-- STORED DATA --
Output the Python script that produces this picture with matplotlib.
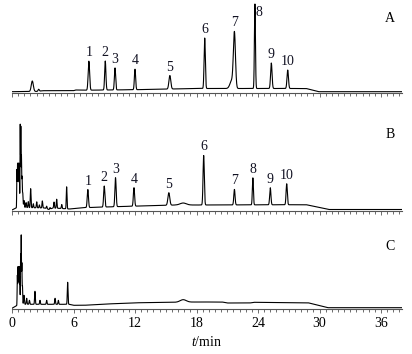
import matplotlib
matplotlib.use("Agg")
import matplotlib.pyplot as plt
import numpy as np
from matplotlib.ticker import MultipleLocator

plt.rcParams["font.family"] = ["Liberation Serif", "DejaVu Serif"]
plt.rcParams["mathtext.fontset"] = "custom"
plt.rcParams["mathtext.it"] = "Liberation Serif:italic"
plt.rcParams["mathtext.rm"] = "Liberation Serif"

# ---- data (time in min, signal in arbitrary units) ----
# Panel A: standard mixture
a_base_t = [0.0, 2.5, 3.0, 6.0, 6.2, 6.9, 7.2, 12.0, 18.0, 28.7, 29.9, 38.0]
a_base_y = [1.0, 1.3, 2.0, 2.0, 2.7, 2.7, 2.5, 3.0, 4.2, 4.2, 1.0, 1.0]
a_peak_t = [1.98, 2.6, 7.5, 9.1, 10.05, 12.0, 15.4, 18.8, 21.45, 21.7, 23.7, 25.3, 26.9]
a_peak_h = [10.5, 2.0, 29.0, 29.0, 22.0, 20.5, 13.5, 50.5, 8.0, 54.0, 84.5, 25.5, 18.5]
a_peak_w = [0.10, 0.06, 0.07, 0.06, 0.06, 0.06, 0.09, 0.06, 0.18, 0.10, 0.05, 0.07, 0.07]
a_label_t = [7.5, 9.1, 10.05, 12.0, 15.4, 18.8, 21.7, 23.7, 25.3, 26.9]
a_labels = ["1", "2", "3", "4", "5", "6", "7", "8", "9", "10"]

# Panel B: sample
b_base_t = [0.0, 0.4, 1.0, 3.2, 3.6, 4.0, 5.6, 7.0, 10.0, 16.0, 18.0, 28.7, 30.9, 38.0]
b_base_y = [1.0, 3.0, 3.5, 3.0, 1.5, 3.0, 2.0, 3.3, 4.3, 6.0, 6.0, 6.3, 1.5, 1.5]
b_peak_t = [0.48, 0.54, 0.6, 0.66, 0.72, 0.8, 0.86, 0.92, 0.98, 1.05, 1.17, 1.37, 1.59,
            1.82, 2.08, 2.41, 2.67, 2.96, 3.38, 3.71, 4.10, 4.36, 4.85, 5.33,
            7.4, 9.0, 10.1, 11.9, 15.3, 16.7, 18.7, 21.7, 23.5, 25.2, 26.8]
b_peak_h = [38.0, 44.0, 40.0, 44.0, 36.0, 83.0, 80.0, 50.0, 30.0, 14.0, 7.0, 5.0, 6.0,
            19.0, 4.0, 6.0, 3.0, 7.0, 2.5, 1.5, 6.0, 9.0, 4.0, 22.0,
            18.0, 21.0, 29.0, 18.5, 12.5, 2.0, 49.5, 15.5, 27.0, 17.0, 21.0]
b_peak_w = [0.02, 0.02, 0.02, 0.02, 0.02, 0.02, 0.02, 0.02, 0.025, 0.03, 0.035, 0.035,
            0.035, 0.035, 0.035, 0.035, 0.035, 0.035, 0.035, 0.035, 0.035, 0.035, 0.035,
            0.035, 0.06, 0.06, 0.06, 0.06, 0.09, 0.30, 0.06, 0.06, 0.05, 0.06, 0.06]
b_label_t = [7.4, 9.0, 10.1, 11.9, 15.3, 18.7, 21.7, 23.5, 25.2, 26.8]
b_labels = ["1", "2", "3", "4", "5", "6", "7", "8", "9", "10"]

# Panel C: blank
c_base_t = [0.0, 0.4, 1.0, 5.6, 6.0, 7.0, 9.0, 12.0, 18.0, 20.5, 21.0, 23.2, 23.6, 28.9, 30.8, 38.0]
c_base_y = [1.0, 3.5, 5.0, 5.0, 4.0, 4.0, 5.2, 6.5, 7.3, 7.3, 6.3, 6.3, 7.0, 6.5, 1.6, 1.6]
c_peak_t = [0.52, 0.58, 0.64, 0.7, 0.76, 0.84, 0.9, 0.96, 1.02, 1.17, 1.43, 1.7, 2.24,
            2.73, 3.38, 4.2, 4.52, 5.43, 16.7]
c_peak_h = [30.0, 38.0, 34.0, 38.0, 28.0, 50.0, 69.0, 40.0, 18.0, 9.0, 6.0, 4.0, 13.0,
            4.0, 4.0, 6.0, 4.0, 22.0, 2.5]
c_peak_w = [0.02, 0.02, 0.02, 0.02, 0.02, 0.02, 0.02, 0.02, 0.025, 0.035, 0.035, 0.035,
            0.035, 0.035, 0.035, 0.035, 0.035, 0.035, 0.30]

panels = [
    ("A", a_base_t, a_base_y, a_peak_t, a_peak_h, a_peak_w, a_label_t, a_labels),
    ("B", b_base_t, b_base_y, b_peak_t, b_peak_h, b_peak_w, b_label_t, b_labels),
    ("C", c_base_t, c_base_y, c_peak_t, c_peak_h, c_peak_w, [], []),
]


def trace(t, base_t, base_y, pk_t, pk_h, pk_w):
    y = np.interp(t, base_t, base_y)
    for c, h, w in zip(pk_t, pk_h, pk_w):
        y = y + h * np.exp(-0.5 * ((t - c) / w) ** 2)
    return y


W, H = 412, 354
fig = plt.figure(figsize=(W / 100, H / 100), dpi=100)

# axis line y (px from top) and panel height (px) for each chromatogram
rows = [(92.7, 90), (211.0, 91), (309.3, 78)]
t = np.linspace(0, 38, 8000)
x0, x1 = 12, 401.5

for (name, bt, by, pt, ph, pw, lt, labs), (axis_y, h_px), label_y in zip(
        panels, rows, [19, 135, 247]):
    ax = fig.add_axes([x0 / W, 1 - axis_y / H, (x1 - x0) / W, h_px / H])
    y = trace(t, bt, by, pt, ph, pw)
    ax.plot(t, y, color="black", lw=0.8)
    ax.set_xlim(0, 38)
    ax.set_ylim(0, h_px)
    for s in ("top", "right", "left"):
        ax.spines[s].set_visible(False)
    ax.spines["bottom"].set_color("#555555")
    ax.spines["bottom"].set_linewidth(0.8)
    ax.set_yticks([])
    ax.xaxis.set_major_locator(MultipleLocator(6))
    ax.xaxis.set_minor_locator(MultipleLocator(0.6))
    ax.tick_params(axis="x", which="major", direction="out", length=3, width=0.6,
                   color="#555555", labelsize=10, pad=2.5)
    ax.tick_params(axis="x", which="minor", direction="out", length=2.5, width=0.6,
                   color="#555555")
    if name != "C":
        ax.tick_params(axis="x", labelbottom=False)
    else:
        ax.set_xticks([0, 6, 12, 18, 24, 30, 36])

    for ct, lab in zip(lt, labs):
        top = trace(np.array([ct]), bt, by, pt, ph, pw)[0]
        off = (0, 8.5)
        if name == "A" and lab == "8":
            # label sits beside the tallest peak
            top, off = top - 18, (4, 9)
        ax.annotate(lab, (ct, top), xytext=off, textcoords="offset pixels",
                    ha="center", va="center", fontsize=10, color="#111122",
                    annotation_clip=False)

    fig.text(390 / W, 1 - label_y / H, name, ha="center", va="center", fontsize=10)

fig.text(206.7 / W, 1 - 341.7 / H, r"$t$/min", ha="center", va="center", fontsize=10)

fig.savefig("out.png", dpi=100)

-- STATED GOAL --
Pick out each line containing the string "matplotlib" and copy it.

-- CORRECT OUTPUT --
Output the Python script that produces this picture with matplotlib.
import matplotlib
matplotlib.use("Agg")
import matplotlib.pyplot as plt
from matplotlib.ticker import MultipleLocator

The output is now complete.